Just a few on my August Diary.
(1) My Lee-Enfield. Several readers emailed in to congratulate me on that fine old Lee-Enfield rifle shown there.
Alas, that's not my rifle. I didn't include a picture when I sent in the Diary to VDARE.com. The editors took a stock picture from the internet — I think the one from the Wikipedia entry for "Lee-Enfield." It's my fault, not theirs. That's what editors routinely do when a writer is too damn lazy to supply a picture.
To correct the record, here is a picture of my Lee-Enfield.

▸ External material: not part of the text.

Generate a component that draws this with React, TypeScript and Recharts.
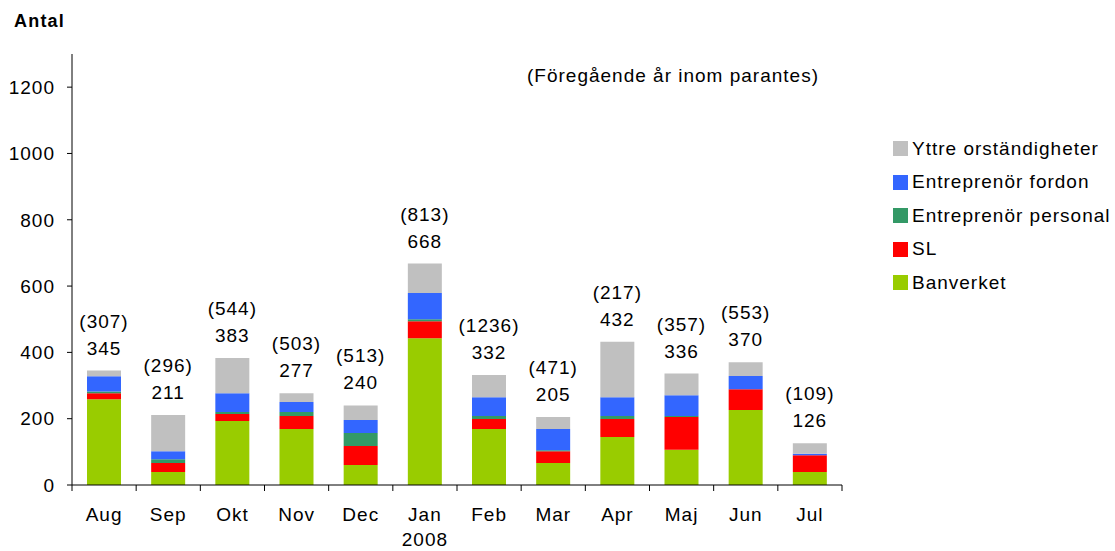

It's a 1945 No. 1 Mk III from the Lithgow (Australia) works; the VDARE/Wikipedia picture shows a 1903 Mk I. To point out just one of the differences, my gun doesn't have a piling swivel.
A what? There is a very great deal to say about the piling swivel. Your entry point to this trove of perfectly useless knowledge is my reading of Henry Reed's WW2 poem "The Naming of Parts" and the link you'll see there to the Henry Reed website.
After reading all that you will know everything there is to know about the piling swivel, which in my case I have not got.
My personal interest in the Lee-Enfield goes back to my early teens, as described here. Being the same age as her* owner, this one I now have gets plenty of TLC, including regular rub-downs of the wooden parts with linseed oil.
(2) Masks causing fogged-up glasses. I whined about this.
DIY YouTuber Robb offers ten, count 'em ten, different solutions, mechanical and chemical, in a nine-minute video here. Thanks, Robb.
(3) Jack-Jacques. I blundered when comparing Isaiah-Isaias to Jack-Jacques. As a reader pointed out:
"Jack" is usually a diminutive of "John," while "Jacques," like "James," is derived, thanks to the way our mouths work, from "Jacob." (English diminutive, "Jake.") "Jack" is sometimes used for other names as well, including "Jacques," but "John" is the Hebrew "Yohanan" and "Jacob" is the Hebrew "Yaakov" — two completely different names.
Quite right. I knew this but was writing faster than I was thinking. I knew it because many years ago I found myself wondering how "Yaakov" had ever ended up as "James." Short answer: the kind of phonetic drift that's always happening in languages across the centuries.
That concluding "v" in "Yaakov" is a labio-dental sound (made using top teeth and bottom lip). It easily drifted into a bilabial "b," which is a bit easier to make; and that just as easily drifted to the bilabial nasal sound "m".
Meanwhile the name had acquired a closing "s" from having passed through Latin as "Jacobus." Somewhere there, about when the "b" morphed into "m," the "k" sound got lost altogether.
I have only ever once in my life been called "Jack." I was working construction in a college summer vacation, on a crew mostly made up of guys from the West of Ireland. Without any suggestion or prompting on my part, they all called me "Jack."
My maternal grandfather, however, was called "Jack" by everyone except his wife, who addressed him by his birth names: John Henry.